If YouTube weren’t a near monopoly it would be different. Then other companies would be competing for creators.
Making it worse is section 1201 of the DMCA. It makes it a crime to circumvent access controls. In the past, Facebook was able to grow by providing tools to interface with MySpace. People didn’t have to abandon their MySpace friends, they could communicate with them through Facebook, and Facebook could ensure that messages sent on its platform arrived to people still on MySpace. But, if you tried that today Facebook has access controls in place that make that a crime. The same applies to YouTube. Nobody can build a seamless “migrate away from YouTube” experience because YouTube will use the DMCA to block them.
The governments of the world need to bring back antitrust with teeth and force interoperability.
Kolanaki@pawb.social 3 weeks ago
I’m talking about those who have already gotten big, like PewDiePie. Not the dude who just started a channel last week and has nothing to do shit with.
non_burglar@lemmy.world 3 weeks ago
The lift of running your own platform is big. You just won’t believe how vastly, hugely, mind-bogglingly big it is. I mean, you may think it’s a long way down the road to the chemist’s, but that’s just peanuts to creating your own video hosting platform.
rebelrbl@sh.itjust.works 3 weeks ago
It’s not that challenging with a partner to help manage infrastructure which even at his scale is not going to cost an obscene amount of money.
meyotch@slrpnk.net 3 weeks ago
Websites work very well and are scalable af. A plugged in person with a track record like that could go Web 2.0 and probably net more.

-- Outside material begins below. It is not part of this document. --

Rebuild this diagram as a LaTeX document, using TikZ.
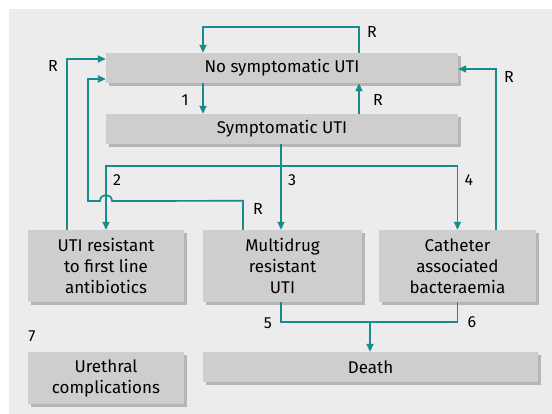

non_burglar@lemmy.world 3 weeks ago
You are correct. Websites, the stack to supply video encoding, even scalability is a solved problem.
The hard work isn’t technical, it’s getting people onto your platform in the first place (marketing), getting people to continue using your platform (retention) and the perennial problems of SaaS evolving with other SaaS platforms (how many dev hours are you willing to eat trying to keep up with the Joneses?).
SaaS, and in this case, SaaS offering content, is a losing game. You will either lose your shirt, sell your business, or become entrenched in a position whose inertia is difficult to break. How much of any of those you are willing to take a firehose of is the question.
TORFdot0@lemmy.world 3 weeks ago
YouTube still offers them a service in directing them new viewers. The big creators all lose viewers but YouTube funnels replacement views faster than they lose. They could host their own videos but they are gonna see very little growth without Google either in search or with YouTube as they start to lose the base that followed them.
They also won’t be able to negotiate as good as rates for pre-rolls or in video sponsorships as if they were on YouTube.
The only real alternative would be to band together like the creators that are a part of nebula are doing. Hosting on peertube really isn’t an option unless you are independently supported and you are doing it as a passion project and don’t care about audience growth or retention.
dmtalon@infosec.pub 3 weeks ago
Still think building their own site with apps I can throw on my devices is pretty involved.